Tout le monde a été très touché par les récents décès dans notre sport. Du monde du rugby professionnel au rugby amateur. Aujourd'hui, notre jeu est en difficulté, car le rugby, c'est un sport de contact, certes, mais ce n'est pas la guerre ! Tout part alors des règles que l'on veut mettre en place autour de notre sport, et aujourd'hui, il faut une méthode. C'est essentiel pour se donner une identité et également mettre en place un jeu qui pérenne avec le temps. Pour cela, il faut du savoir et de la connaissance. Mais en France, on a souvent des querelles sur les codes du rugby, car il y a deux écoles. Tout d'abord, il y a le travail sur la technicité et sur la dimension physique. La première caractéristique est notamment souvent remise en question lors des mauvais résultats. Le problème, c'est que l'on n'a pas associé les deux ! On a notamment ce défaut à l'école de rugby où le principal but est de mettre sur le cul l'adversaire. Pour moi, ce premier logiciel à faire perdre au rugby son identité. » 

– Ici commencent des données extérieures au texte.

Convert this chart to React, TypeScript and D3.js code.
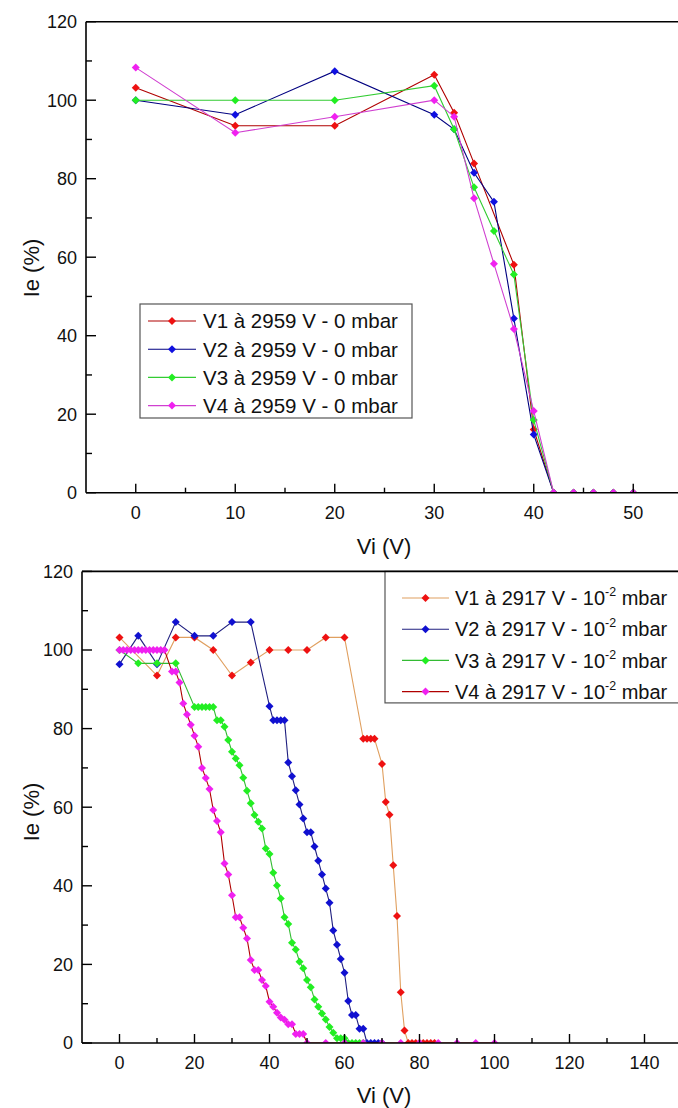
import React from "react";
import * as d3 from "d3";

type Pt = [number, number];

// ---------- Top chart data (0 mbar) ----------
const topV1: Pt[] = [[0,103.2],[10,93.5],[20,93.5],[30,106.5],[32,96.8],[34,83.9],[38,58.1],[40,16.1],[42,0],[44,0],[46,0],[48,0],[50,0]];
const topV2: Pt[] = [[0,100],[10,96.3],[20,107.4],[30,96.3],[32,92.6],[34,81.5],[36,74.1],[38,44.4],[40,14.8],[42,0],[44,0],[46,0],[48,0],[50,0]];
const topV3: Pt[] = [[0,100],[10,100],[20,100],[30,103.7],[32,92.6],[34,77.8],[36,66.7],[38,55.6],[40,18.5],[42,0],[44,0],[46,0],[48,0],[50,0]];
const topV4: Pt[] = [[0,108.3],[10,91.7],[20,95.8],[30,100],[32,95.8],[34,75],[36,58.3],[38,41.7],[40,20.8],[42,0],[44,0],[46,0],[48,0],[50,0]];
const topLabels = ["V1 à 2959 V - 0 mbar","V2 à 2959 V - 0 mbar","V3 à 2959 V - 0 mbar","V4 à 2959 V - 0 mbar"];
const topXTicks = [0,10,20,30,40,50];
const topXMinor = [-5,5,15,25,35,45];

// ---------- Bottom chart data (10^-2 mbar) ----------
const botV1: Pt[] = [[0,103.2],[10,93.5],[15,103.2],[20,103.2],[25,100],[30,93.5],[35,96.8],[40,100],[45,100],[50,100],[55,103.2],[60,103.2],[65,77.4],[66,77.4],[67,77.4],[68,77.4],[70,71],[71,61.3],[72,58.1],[73,45.2],[74,32.3],[75,12.9],[76,3.2],[77,0],[78,0],[79,0],[80,0],[81,0],[82,0],[83,0],[84,0]];
const botV2: Pt[] = [[0,96.4],[5,103.6],[10,96.4],[15,107.1],[20,103.6],[25,103.6],[30,107.1],[35,107.1],[40,85.7],[41,82.1],[42,82.1],[43,82.1],[44,82.1],[45,71.4],[46,67.9],[47,64.3],[48,60.7],[49,57.1],[50,53.6],[51,53.6],[52,50],[53,46.4],[54,42.9],[55,39.3],[56,35.7],[57,28.6],[58,25],[59,21.4],[60,17.9],[61,10.7],[62,7.1],[63,7.1],[64,3.6],[65,3.6],[66,0],[67,0],[68,0],[69,0],[70,0]];
const botV3: Pt[] = [[0,100],[5,96.6],[10,96.6],[15,96.6],[20,85.5],[21,85.5],[22,85.5],[23,85.5],[24,85.5],[25,85.5],[26,82.1],[27,82.1],[28,80.5],[29,77.1],[30,74.1],[31,72.4],[32,70.7],[33,67.5],[34,64.2],[35,61],[36,58],[37,56.3],[38,54.6],[39,49.5],[40,48.1],[41,43.3],[42,40.1],[43,36.8],[44,32],[45,30.3],[46,25.5],[47,23.8],[48,20.7],[49,19],[50,16],[51,14.2],[52,11.1],[53,9.2],[54,7.5],[55,6],[56,4.1],[57,2.6],[58,1.2],[59,1.2],[60,1.2],[61,0],[62,0],[63,0],[64,0],[65,0]];
const botV4: Pt[] = [[0,100],[1,100],[2,100],[3,100],[4,100],[5,100],[6,100],[7,100],[8,100],[9,100],[10,100],[11,100],[12,100],[14,94.5],[15,94.5],[16,91.7],[17,86.4],[18,83.6],[19,81],[20,78.2],[21,75.4],[22,70],[23,67.4],[24,64.6],[25,59.3],[26,56.5],[27,53.6],[28,45.7],[29,42.9],[30,37.6],[31,32],[32,32],[33,29.3],[34,26.6],[35,21.1],[36,18.6],[37,18.6],[38,16],[39,14.5],[40,10.5],[41,9.2],[42,7.7],[43,6.5],[44,5.9],[45,4.8],[46,4.8],[47,2.3],[48,2.3],[49,2.3],[50,0],[55,0],[60,0],[65,0],[70,0],[75,0],[80,0],[85,0],[90,0],[95,0],[100,0]];
const botLabels = ["V1 à 2917 V - 10","V2 à 2917 V - 10","V3 à 2917 V - 10","V4 à 2917 V - 10"];
const botXTicks = [0,20,40,60,80,100,120,140];
const botXMinor = [-10,10,30,50,70,90,110,130,150];

const yTicks = [0,20,40,60,80,100,120];
const yMinor = [10,30,50,70,90,110];

const FONT = "'Liberation Sans', Arial, Helvetica, sans-serif";

interface Series { data: Pt[]; line: string; marker: string; }

const diamond = d3.symbol().type(d3.symbolSquare).size(32)() as string;

interface PanelProps {
  id: string;
  xDomain: [number, number]; xRange: [number, number];
  yRange: [number, number];
  xTicks: number[]; xMinor: number[];
  series: Series[];
  labels: string[];
  sup: boolean;
  legend: { x: number; y: number; w: number; h: number; row0: number; step: number; lx1: number; lx2: number; tx: number; fs: number };
  titleY: number; yTitleY: number;
}

function Panel(p: PanelProps) {
  const x = d3.scaleLinear().domain(p.xDomain).range(p.xRange);
  const y = d3.scaleLinear().domain([0, 120]).range(p.yRange);
  const [x0, x1] = p.xRange;
  const [yb, yt] = p.yRange;
  const line = d3.line<Pt>().x(d => x(d[0])).y(d => y(d[1]));
  const clipId = "clip-" + p.id;
  const L = p.legend;
  return (
    <g>
      <defs>
        <clipPath id={clipId}>
          <rect x={x0} y={yt} width={x1 - x0} height={yb - yt} />
        </clipPath>
      </defs>
      <g clipPath={`url(#${clipId})`}>
        {p.series.map((s, i) => (
          <g key={i}>
            <path d={line(s.data) || ""} fill="none" stroke={s.line} strokeWidth={1.1} />
            {s.data.map((d, j) => (
              <path key={j} d={diamond} transform={`translate(${x(d[0])},${y(d[1])}) rotate(45)`} fill={s.marker} />
            ))}
          </g>
        ))}
      </g>
      {/* legend */}
      <rect x={L.x} y={L.y} width={L.w} height={L.h} fill="white" stroke="#555" strokeWidth={1.2} />
      {p.series.map((s, i) => {
        const ry = L.row0 + i * L.step;
        return (
          <g key={"lg" + i}>
            <line x1={L.lx1} x2={L.lx2} y1={ry} y2={ry} stroke={s.line} strokeWidth={1.1} />
            <path d={diamond} transform={`translate(${(L.lx1 + L.lx2) / 2},${ry}) rotate(45)`} fill={s.marker} />
            <text x={L.tx} y={ry} dy="0.36em" fontFamily={FONT} fontSize={L.fs} fill="#111">
              {p.labels[i]}
              {p.sup ? <tspan fontSize={L.fs * 0.62} dy={-9}>-2</tspan> : null}
              {p.sup ? <tspan dy={9}> mbar</tspan> : null}
            </text>
          </g>
        );
      })}
      {/* frame */}
      <line x1={x0} x2={x1} y1={yt} y2={yt} stroke="#000" strokeWidth={1.6} />
      <line x1={x0} x2={x0} y1={yt} y2={yb} stroke="#000" strokeWidth={1.6} />
      <line x1={x0} x2={x1} y1={yb} y2={yb} stroke="#000" strokeWidth={1.6} />
      {/* y ticks */}
      {yTicks.map(t => (
        <g key={"yt" + t}>
          <line x1={x0} x2={x0 + 10} y1={y(t)} y2={y(t)} stroke="#000" strokeWidth={1.4} />
          <text x={x0 - 9} y={y(t)} dy="0.36em" textAnchor="end" fontFamily={FONT} fontSize={18} fill="#111">{t}</text>
        </g>
      ))}
      {yMinor.map(t => (
        <line key={"ym" + t} x1={x0} x2={x0 + 6} y1={y(t)} y2={y(t)} stroke="#000" strokeWidth={1.4} />
      ))}
      {/* x ticks */}
      {p.xTicks.map(t => (
        <g key={"xt" + t}>
          <line x1={x(t)} x2={x(t)} y1={yb} y2={yb - 9} stroke="#000" strokeWidth={1.4} />
          <text x={x(t)} y={yb + 20} dy="0.36em" textAnchor="middle" fontFamily={FONT} fontSize={18} fill="#111">{t}</text>
        </g>
      ))}
      {p.xMinor.filter(t => x(t) > x0 + 1 && x(t) < 678).map(t => (
        <line key={"xm" + t} x1={x(t)} x2={x(t)} y1={yb} y2={yb - 5} stroke="#000" strokeWidth={1.4} />
      ))}
      {/* titles */}
      <text x={384} y={p.titleY} dy="0.36em" textAnchor="middle" fontFamily={FONT} fontSize={22} fill="#111">Vi (V)</text>
      <text transform={`translate(31,${p.yTitleY}) rotate(-90)`} dy="0.36em" textAnchor="middle" fontFamily={FONT} fontSize={22} fill="#111">Ie (%)</text>
    </g>
  );
}

export default function App() {
  const topSeries: Series[] = [
    { data: topV1, line: "#b00000", marker: "#ee1111" },
    { data: topV2, line: "#000080", marker: "#1010e0" },
    { data: topV3, line: "#33cc33", marker: "#22ee22" },
    { data: topV4, line: "#d040d0", marker: "#f020f0" },
  ];
  const botSeries: Series[] = [
    { data: botV1, line: "#e0a060", marker: "#ee1111" },
    { data: botV2, line: "#202080", marker: "#1010d0" },
    { data: botV3, line: "#33bb33", marker: "#22ee22" },
    { data: botV4, line: "#b00000", marker: "#f020f0" },
  ];
  return (
    <div style={{ position: "absolute", left: 0, top: 0, width: 678, height: 1108, background: "white" }}>
      <svg width={678} height={1108} style={{ display: "block" }}>
        <rect width={678} height={1108} fill="white" />
        <Panel
          id="top"
          xDomain={[-5, 55]} xRange={[86, 683]} yRange={[492.7, 21.7]}
          xTicks={topXTicks} xMinor={topXMinor}
          series={topSeries} labels={topLabels} sup={false}
          legend={{ x: 140, y: 304, w: 272, h: 114, row0: 321, step: 28.2, lx1: 148, lx2: 196, tx: 203, fs: 20.5 }}
          titleY={546} yTitleY={268}
        />
        <Panel
          id="bot"
          xDomain={[-10, 150]} xRange={[82, 682]} yRange={[1043, 571.4]}
          xTicks={botXTicks} xMinor={botXMinor}
          series={botSeries} labels={botLabels} sup={true}
          legend={{ x: 385, y: 571.4, w: 320, h: 131.5, row0: 598, step: 31.2, lx1: 402, lx2: 449, tx: 455, fs: 20 }}
          titleY={1095} yTitleY={812}
        />
      </svg>
    </div>
  );
}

Il enchaîna ensuite sur l'autre méthode : « Pour moi, il y a un autre logiciel à remettre en marche et il passe par plusieurs points. Le premier, ça serait de donner la priorité au mouvement général, c'est-à-dire : avancer, proposer, soutenir. Le deuxième, c'est favoriser le jeu au debout, qui doit être bien supérieur au jeu au sol. Et le troisième, le plus important, c'est de donner du sens au jeu. Le joueur doit savoir pourquoi et quand : jouer au pied, jouer à la main ou affronter. Pour cela, il faut former des joueurs créatifs et adaptatifs, mais aussi faire le pari de leur donner une plus grande liberté d'initiative, pour qu'ils sachent comment passer du connu à l'imprévu. Cela permettra notamment une plus grande polyvalence de la part des joueurs, et ça, il faudra l'enseigner à tout âge. Ce qui est sûr, c'est que, si le rugby de mouvement prend le dessus, les affrontements corps à corps deviendront acceptables. Rajoutant tout de même un bémol sur les règles : « Peut-être qu'il faut changer les règles. Pour moi, le rugby d'aujourd'hui est modifiable. Mais au-delà de changer celles-ci, il faut surtout penser à ne pas dénaturer le jeu... »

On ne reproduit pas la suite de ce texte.